Accessibility links

US to Use Database of Stolen Passports to Boost Border Security

The U.S. Department of Homeland Security is to begin using a database of stolen passports maintained by the international police organization, Interpol, to help boost border security. The plan was the focus of a congressional hearing Wednesday, as VOA's Deborah Tate reports from Capitol Hill.

Since the September 11, 2001 terrorist attacks on the United States, the U.S. government has been concerned about the possibility of terrorists using fraudulent passports to enter the country illegally.

Stolen passports, and blank ones that can be filled in with false information, can often be difficult to detect by immigration officers.

The Department of Homeland Security is turning to Interpol for help in cracking down on those who seek to enter the United States with false or stolen passports.

Senator Dianne Feinstein, a Democrat from the U.S. border state of California, welcomed the move at a Senate Judiciary subcommittee hearing.

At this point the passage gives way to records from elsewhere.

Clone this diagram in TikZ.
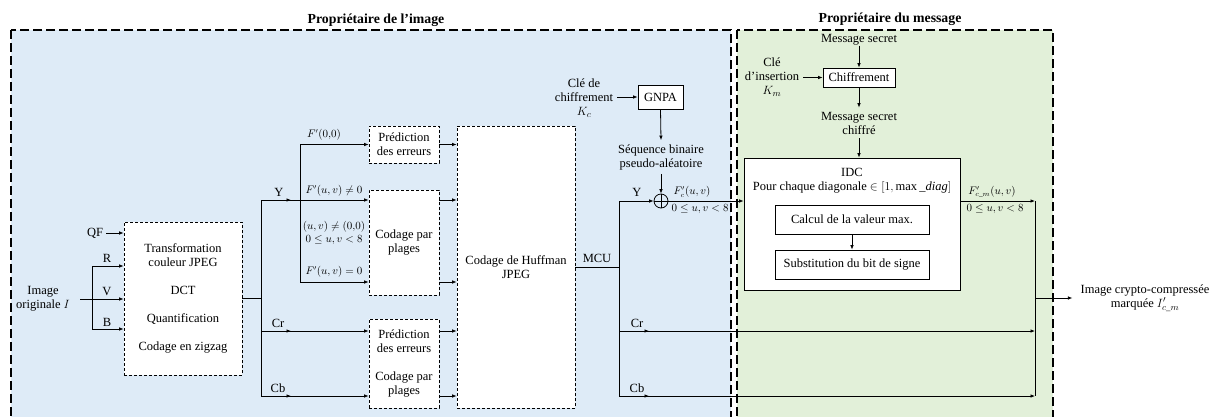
\documentclass[tikz,border=0pt]{standalone}
\usepackage{amsmath}
\usepackage{fontspec}
\setmainfont{Liberation Serif}
\usetikzlibrary{arrows.meta,decorations.markings}
\definecolor{ownerblue}{HTML}{DEEBF7}
\definecolor{ownergreen}{HTML}{E2F0D9}
\tikzset{
  every node/.style={font=\fontsize{12.5}{14}\selectfont, inner sep=0pt, align=center},
  mlabel/.style={font=\fontsize{10.5}{13}\selectfont},
  wire/.style={line width=0.8pt},
  arr/.style={wire, -{Latex[length=4.5pt,width=3.6pt]}},
  midarr/.style={wire, postaction={decorate},
    decoration={markings, mark=at position 30pt with {\arrow{Latex[length=4.5pt,width=3.6pt]}}}},
  dbox/.style={draw, fill=white, line width=0.8pt, dash pattern=on 3pt off 2pt},
  sbox/.style={draw, fill=white, line width=0.8pt},
  zone/.style={line width=1.6pt, dash pattern=on 9pt off 4pt},
  title/.style={font=\fontsize{13.8}{16}\selectfont\bfseries},
}
\begin{document}
\begin{tikzpicture}[x=1pt,y=-1pt]
\useasboundingbox (0,0) rectangle (1216,416);
\clip (0,0) rectangle (1216,416);
\fill[white] (0,0) rectangle (1216,416);

% owner zones
\draw[zone, fill=ownerblue] (11,30) rectangle (731,450);
\draw[zone, fill=ownergreen] (737,30) rectangle (1053,450);
\node[title] (t1) at (376,20) {Propriétaire de l’image};
\node[title] (t2) at (890,19) {Propriétaire du message};

% ---------- JPEG compression chain ----------
\node[dbox, minimum width=118pt, minimum height=153pt] (dct) at (183,298.5)
  {Transformation\\couleur JPEG\\[14pt]DCT\\[14pt]Quantification\\[14pt]Codage en zigzag};
\node[dbox, minimum width=70pt, minimum height=37pt] (pred) at (404,144.5)
  {Prédiction\\des erreurs};
\node[dbox, minimum width=70pt, minimum height=105pt] (rle) at (404,242.5)
  {Codage par\\plages};
\node[dbox, minimum width=70pt, minimum height=89pt] (pc) at (404,363.5)
  {Prédiction\\des erreurs\\[14pt]Codage par\\plages};
\node[dbox, minimum width=118pt, minimum height=282pt] (huff) at (516,267)
  {Codage de Huffman\\JPEG};

% image input
\node (img) at (43,299) {Image\\originale $I$};
\coordinate (rgbin) at (80,299);
\coordinate (rR) at (92,266);
\coordinate (rB) at (92,329);
\coordinate (qfo) at (106,233);
\node (qf) at (95,233) {QF};
\draw[arr] (rgbin) -- (dct.west |- rgbin);
\draw[arr] (rR) -- (dct.west |- rR);
\draw[arr] (rB) -- (dct.west |- rB);
\draw[wire] (rR) -- (rB);
\draw[arr] (qfo) -- (dct.west |- qfo);
\node (lr) at (107,258) {R};
\node (lv) at (107,291) {V};
\node (lb) at (107,322) {B};

% component split
\coordinate (yB) at (261,200);
\coordinate (crB) at (261,331);
\coordinate (cbB) at (261,396);
\draw[wire] (dct.east) -- (dct.east -| yB);
\draw[wire] (yB) -- (cbB);
\coordinate (fsplit) at (300,200);
\coordinate (f00) at (300,144.5);
\coordinate (f0) at (300,282);
\draw[midarr] (yB) -- (fsplit);
\node (ly) at (279,192) {Y};
\draw[wire] (f00) -- (f0);
\draw[arr] (f00) -- (pred.west |- f00);
\draw[arr] (fsplit) -- (rle.west |- fsplit);
\draw[arr] (f0) -- (rle.west |- f0);
\node[mlabel] (lf00) at (324,135) {$F'(0{,}0)$};
\node[mlabel] (lfnz) at (334,191) {$F'(u,v)\neq 0$};
\node[mlabel] (lac) at (334,232.5) {$(u,v)\neq(0{,}0)$\\$0\leq u,v<8$};
\node[mlabel] (lfz) at (334,272) {$F'(u,v)=0$};
\draw[midarr, arr] (crB) -- (pc.west |- crB);
\draw[midarr, arr] (cbB) -- (pc.west |- cbB);
\node (lcr) at (278,323) {Cr};
\node (lcb) at (278,388) {Cb};

% into Huffman coding
\draw[arr] (pred.east) -- (huff.west |- pred.east);
\draw[arr] (rle.east |- fsplit) -- (huff.west |- fsplit);
\draw[arr] (rle.east |- f0) -- (huff.west |- f0);
\draw[arr] (pc.east |- crB) -- (huff.west |- crB);
\draw[arr] (pc.east |- cbB) -- (huff.west |- cbB);

% ---------- selective encryption ----------
\coordinate (myB) at (619,201);
\coordinate (mcrB) at (619,331);
\coordinate (mcbB) at (619,396);
\draw[wire] (huff.east) -- (huff.east -| myB);
\draw[wire] (myB) -- (mcbB);
\node (lmcu) at (597,258) {MCU};
\node[circle, draw, line width=0.8pt, minimum size=14pt] (xor) at (661,201) {};
\draw[wire] (xor.north) -- (xor.south) (xor.west) -- (xor.east);
\draw[arr] (myB) -- (xor.west);
\node (lyy) at (637,192) {Y};
\node[inner ysep=4pt] (seq) at (661,157) {Séquence binaire\\pseudo-aléatoire};
\node[sbox, minimum width=45pt, minimum height=24pt] (gnpa) at (660.5,97) {GNPA};
\node[inner xsep=4pt] (kc) at (584,98) {Clé de\\chiffrement\\$K_c$};
\draw[arr] (kc.east |- gnpa) -- (gnpa.west);
\draw[arr] (gnpa.south) -- (seq.north);
\draw[arr] (seq.south) -- (xor.north);

% ---------- data hiding ----------
\node[sbox, minimum width=216pt, minimum height=132pt] (idc) at (852,224) {};
\node (idct) at (852,181) {IDC\\Pour chaque diagonale $\in[1,\max$\,\textit{\_diag}$]$};
\node[sbox, minimum width=154pt, minimum height=29pt] (calc) at (852,219.5) {Calcul de la valeur max.};
\node[sbox, minimum width=154pt, minimum height=29pt] (subst) at (852,264.5) {Substitution du bit de signe};
\draw[arr] (calc.south) -- (subst.north);
\draw[arr] (xor.east) -- (idc.west |- xor.east);
\node[mlabel] (lfc) at (692,192) {$F'_c(u,v)$};
\node[mlabel] (lfcr) at (700,209) {$0\leq u,v<8$};

\node (msg) at (859,40) {Message secret};
\node[sbox, minimum width=72pt, minimum height=19pt] (chif) at (859,77.5) {Chiffrement};
\node[inner ysep=4pt] (msgc) at (859,123) {Message secret\\chiffré};
\node[inner xsep=4pt] (km) at (772,77) {Clé\\d’insertion\\$K_m$};
\draw[arr] (msg.south) -- (chif.north);
\draw[arr] (km.east |- chif) -- (chif.west);
\draw[arr] (chif.south) -- (msgc.north);
\draw[arr] (msgc.south) -- (msgc.south |- idc.north);

% ---------- output ----------
\coordinate (oY) at (1035,201);
\coordinate (oCr) at (1035,331);
\coordinate (oCb) at (1035,396);
\coordinate (oMid) at (1035,298);
\draw[arr] (idc.east |- oY) -- (oY);
\node[mlabel] (lfm) at (992,192) {$F'_{c\_m}(u,v)$};
\node[mlabel] (lfmr) at (995,209) {$0\leq u,v<8$};
\draw[midarr, arr] (mcrB) -- (oCr);
\draw[midarr, arr] (mcbB) -- (oCb);
\node (lcr2) at (637,323) {Cr};
\node (lcb2) at (637,388) {Cb};
\draw[wire] (oY) -- (oCb);
\node[inner xsep=8pt] (out) at (1145,298) {Image crypto-compressée\\marquée $I'_{c\_m}$};
\draw[arr] (oMid) -- (out.west |- oMid);
\end{tikzpicture}
\end{document}
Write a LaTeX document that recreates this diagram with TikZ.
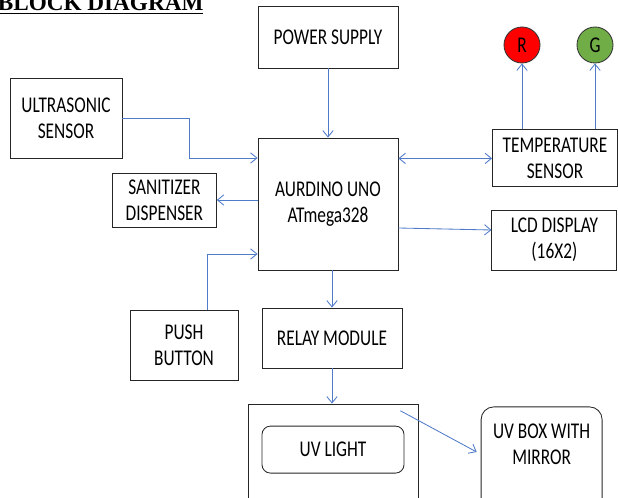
\documentclass[tikz,border=0pt]{standalone}
\usepackage{fontspec}
\setmainfont{Carlito}
\newfontfamily\boxfont[FakeStretch=0.77]{Carlito}
\newfontfamily\titlefont{Liberation Serif}
\usepackage{tikz}
\usetikzlibrary{arrows.meta, positioning, calc}
\definecolor{linkblue}{RGB}{79,123,200}
\definecolor{ledred}{RGB}{255,0,0}
\definecolor{ledgreen}{RGB}{112,173,71}

\begin{document}
\begin{tikzpicture}[
  blk/.style={rectangle, draw=black!85, line width=0.6pt, align=center, font=\boxfont\fontsize{16}{18.5}\selectfont},
  rblk/.style={blk, rounded corners=6pt},
  led/.style={circle, draw=black!80, line width=0.6pt, minimum size=0.9cm, inner sep=0pt, font=\boxfont\fontsize{16}{18}\selectfont},
  arr/.style={-{Straight Barb[length=1.6mm,width=2.6mm]}, line width=0.6pt, linkblue},
  darr/.style={{Straight Barb[length=1.6mm,width=2.6mm]}-{Straight Barb[length=1.6mm,width=2.6mm]}, line width=0.6pt, linkblue}
]
\useasboundingbox (0,0) rectangle (15.45,-12.45);
\clip (0,0) rectangle (15.45,-12.45);

% ---- Title ----
\node[anchor=base west, inner sep=0pt, font=\titlefont\bfseries\fontsize{16.5}{18}\selectfont] (title) at (-0.06,-0.27) {\underline{BLOCK DIAGRAM}};

% ---- Controller and supply ----
\node[blk, minimum width=3.5cm, minimum height=1.55cm] (supply) at (8.2,-0.925) {POWER SUPPLY};
\node[blk, minimum width=3.5cm, minimum height=3.3cm] (mcu) at (8.2,-5.1) {AURDINO UNO\\ATmega328};

% ---- Left side ----
\node[blk, minimum width=2.8cm, minimum height=2cm] (sonic) at (1.65,-2.95) {ULTRASONIC\\SENSOR};
\node[blk, minimum width=2.6cm, minimum height=1.35cm] (sanitizer) at (4.11,-5.0) {SANITIZER\\DISPENSER};
\node[blk, minimum width=2.7cm, minimum height=1.75cm] (button) at (4.6,-8.625) {PUSH\\BUTTON};

% ---- Right side ----
\node[blk, minimum width=3.125cm, minimum height=1.425cm] (temp) at (13.875,-3.96) {TEMPERATURE\\SENSOR};
\node[blk, minimum width=3.125cm, minimum height=1.5cm] (lcd) at (13.86,-6.0) {LCD DISPLAY\\(16X2)};
\node[led, fill=ledred] (ledr) at (13.05,-1.125) {R};
\node[led, fill=ledgreen] (ledg) at (14.875,-1.125) {G};

% ---- Output stage ----
\node[blk, minimum width=3.5cm, minimum height=1.5cm] (relay) at (8.3,-8.45) {RELAY MODULE};
\node[blk, minimum width=4.25cm, minimum height=2.9cm] (uvbay) at (8.325,-11.55) {};
\node[rblk, minimum width=3.55cm, minimum height=1.175cm] (uvlight) at (8.325,-11.24) {UV LIGHT};
\node[rblk, rounded corners=9pt, minimum width=3.025cm, minimum height=3.075cm,
      label={[anchor=north, yshift=-0.3cm, align=center, font=\boxfont\fontsize{16}{18.5}\selectfont]north:UV BOX WITH\\MIRROR}] (mirror) at (13.54,-11.71) {};

% ---- Connections ----
\draw[arr] (supply) -- (mcu);
\draw[arr] (sonic.east) -- ++(1.675,0) |- ([yshift=1.15cm]mcu.west);
\draw[arr] (mcu.west |- sanitizer.east) -- (sanitizer.east);
\draw[arr] ([xshift=0.575cm]button.north) |- ([yshift=-1.25cm]mcu.west);
\draw[darr] (mcu.east |- temp.west) -- (temp.west);
\draw[arr] ([yshift=-0.6cm]mcu.east) -- ([yshift=0.25cm]lcd.west);
\draw[arr] (ledr.south |- temp.north) -- (ledr.south);
\draw[arr] (ledg.south |- temp.north) -- (ledg.south);
\draw[arr] (mcu.south -| relay.north) -- (relay.north);
\draw[arr] (relay.south) -- (relay.south |- uvbay.north);
\draw[arr] ([xshift=-0.45cm,yshift=-0.18cm]uvbay.north east) -- ([xshift=-0.1cm,yshift=0.41cm]mirror.west);

\end{tikzpicture}
\end{document}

"The Department of Homeland Security and State Department must work with Interpol to ensure that the frontline inspectors, those at airports and consular offices, have real-time access to lost and stolen passport data bases," she said. "The inspectors must be trained to use these data bases to ensure that no one carrying a stolen passport is allowed into this country."

Under questioning by Feinstein, Interpol's secretary-general, Ron Noble, described the kind of information that is available on the database:

NOBLE: "The stolen or lost passport number, the issuing country, whether the passport was stolen blank or lost, and the date of theft or loss. No privacy information."

FEINSTEIN: "How many passports are registered in the database?"

NOBLE: "We have over 6.7 million passports registered, and 14 million total stolen travel documents."

Noble says 123 countries now contribute information to the database.

The United States hopes to begin using the database by the end of the year. Paul Morris is an official with the U.S. Customs and Border Protection agency.

"We are currently designing the system with Interpol," he explained. "We intend to test the system in the early fall of this year, and we will have a pilot test at a major U.S. international airport in place shortly thereafter. Immediately after that brief pilot test, we intend to have a rapid deployment to the balance of our border control system."

Lawmakers are also considering legislation to crack down on passport fraud. Senator Feinstein has introduced a bill that would increase penalties for trafficking in stolen or fake passports.